Asking people out on a date is “in” for 2025. Asking me out on a date is also “in.” I want to embrace the classic method of talking to people in real life and then feeling empowered in my sexuality to express such feelings. I always appreciate someone asking me out or expressing their interest in a non-creepy or perverse manner. Why should I think that people will be any less flattered when I do it? While I would caution against approaching every stranger you find attractive, as a generation, more of us can embrace the classic cold approach.

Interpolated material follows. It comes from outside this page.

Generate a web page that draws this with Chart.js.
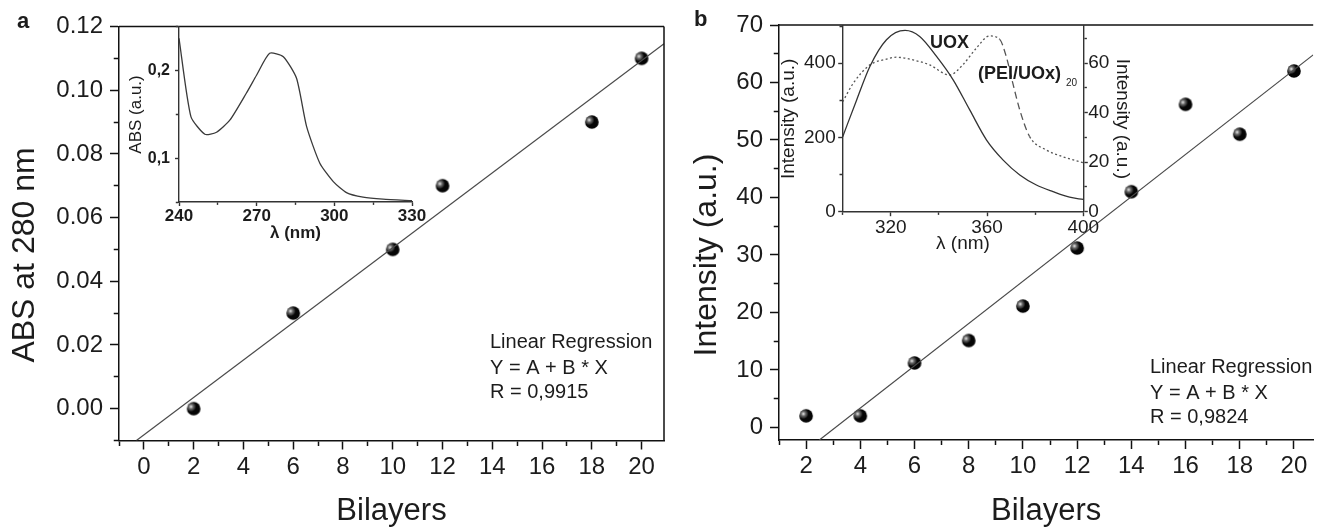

This spring semester, I want all of us Rams to ask out our hallway or class crush. It is important to work your way up to asking out another member of the Lincoln Center Ramily as we are a tight-knit group of around 2,000 undergraduates. The first step is to gauge interest quickly and then get out of there. If you have class together, ask them about the homework. If you do not have class together, ask them if you know them from somewhere. Everyone knows what that means.
The next step is to give them a casual compliment. Make sure you compliment something quintessential to why you find them attractive. First, go for something superficial like the fact that you like their jacket. Evolve this conversation into complimenting their personal style and taste. This way, you can stick in their mind in a positive way.
Finally, you want to catch them in a quiet moment. Sometimes, the Lowenstein halls stand still, whether waiting for an elevator, a pit stop at the vending machine or sitting on that bench near the gallery at the foot of the escalator. In these moments, you can take the opportunity to ask this person how they are. Strike up a genuine conversation. Ask about their plans for the weekend. When they say that they are free, ask them to hang out. If they say that they’re busy, it is time to get a new crush.
I feel like dyeing my hair has helped me reach my final form. When I transitioned, I lost a lot of confidence in my ability to love and be loved romantically. In the two and a half years since then, I have tried a lot to gain that confidence back. Most popular representations of trans women in love are full of shame, humiliation and violence. I hope this will not be the case for me. I think that it is time to have more fun.